BEGIN

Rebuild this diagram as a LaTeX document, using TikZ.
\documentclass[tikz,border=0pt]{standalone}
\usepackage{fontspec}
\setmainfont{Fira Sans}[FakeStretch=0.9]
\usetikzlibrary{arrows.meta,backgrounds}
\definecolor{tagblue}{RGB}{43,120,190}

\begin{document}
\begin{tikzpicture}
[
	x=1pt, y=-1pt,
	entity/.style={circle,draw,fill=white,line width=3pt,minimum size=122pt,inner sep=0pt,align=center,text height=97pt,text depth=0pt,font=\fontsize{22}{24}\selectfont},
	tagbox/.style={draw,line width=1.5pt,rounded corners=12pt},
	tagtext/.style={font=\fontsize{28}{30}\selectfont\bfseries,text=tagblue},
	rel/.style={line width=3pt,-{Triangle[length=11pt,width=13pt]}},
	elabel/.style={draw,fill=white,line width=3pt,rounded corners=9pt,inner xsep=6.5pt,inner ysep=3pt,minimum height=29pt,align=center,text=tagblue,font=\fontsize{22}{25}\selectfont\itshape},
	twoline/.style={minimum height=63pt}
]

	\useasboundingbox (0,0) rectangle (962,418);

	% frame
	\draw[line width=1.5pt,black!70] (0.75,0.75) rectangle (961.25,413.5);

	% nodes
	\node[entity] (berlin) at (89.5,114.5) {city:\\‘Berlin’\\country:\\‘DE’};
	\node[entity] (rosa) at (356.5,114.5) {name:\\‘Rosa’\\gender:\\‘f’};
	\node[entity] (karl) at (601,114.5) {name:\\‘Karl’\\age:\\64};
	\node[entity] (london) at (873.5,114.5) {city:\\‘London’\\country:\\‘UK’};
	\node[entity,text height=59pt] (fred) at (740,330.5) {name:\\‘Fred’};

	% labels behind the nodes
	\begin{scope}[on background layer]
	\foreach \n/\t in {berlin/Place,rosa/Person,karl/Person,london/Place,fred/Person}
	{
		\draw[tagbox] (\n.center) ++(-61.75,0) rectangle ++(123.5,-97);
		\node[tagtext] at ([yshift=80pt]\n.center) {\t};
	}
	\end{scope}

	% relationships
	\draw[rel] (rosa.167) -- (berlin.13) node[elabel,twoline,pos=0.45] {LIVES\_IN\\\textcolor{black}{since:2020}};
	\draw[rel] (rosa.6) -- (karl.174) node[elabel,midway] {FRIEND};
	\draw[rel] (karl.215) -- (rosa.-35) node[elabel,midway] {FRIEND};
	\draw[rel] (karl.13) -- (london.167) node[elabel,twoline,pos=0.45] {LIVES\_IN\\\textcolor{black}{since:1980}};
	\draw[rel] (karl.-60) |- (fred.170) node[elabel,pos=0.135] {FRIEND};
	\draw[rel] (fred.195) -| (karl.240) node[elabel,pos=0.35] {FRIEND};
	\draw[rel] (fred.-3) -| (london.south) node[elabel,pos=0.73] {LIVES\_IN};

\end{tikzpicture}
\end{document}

END

> [STATED TASK]
Extract exactly the leading lines of the data, stopping at and including the line with "(0.75,0.75) rectangle (961.25,413.5);".

> [EXPECTED ANSWER]
Rebuild this diagram as a LaTeX document, using TikZ.
\documentclass[tikz,border=0pt]{standalone}
\usepackage{fontspec}
\setmainfont{Fira Sans}[FakeStretch=0.9]
\usetikzlibrary{arrows.meta,backgrounds}
\definecolor{tagblue}{RGB}{43,120,190}

\begin{document}
\begin{tikzpicture}
[
	x=1pt, y=-1pt,
	entity/.style={circle,draw,fill=white,line width=3pt,minimum size=122pt,inner sep=0pt,align=center,text height=97pt,text depth=0pt,font=\fontsize{22}{24}\selectfont},
	tagbox/.style={draw,line width=1.5pt,rounded corners=12pt},
	tagtext/.style={font=\fontsize{28}{30}\selectfont\bfseries,text=tagblue},
	rel/.style={line width=3pt,-{Triangle[length=11pt,width=13pt]}},
	elabel/.style={draw,fill=white,line width=3pt,rounded corners=9pt,inner xsep=6.5pt,inner ysep=3pt,minimum height=29pt,align=center,text=tagblue,font=\fontsize{22}{25}\selectfont\itshape},
	twoline/.style={minimum height=63pt}
]

	\useasboundingbox (0,0) rectangle (962,418);

	% frame
	\draw[line width=1.5pt,black!70] (0.75,0.75) rectangle (961.25,413.5);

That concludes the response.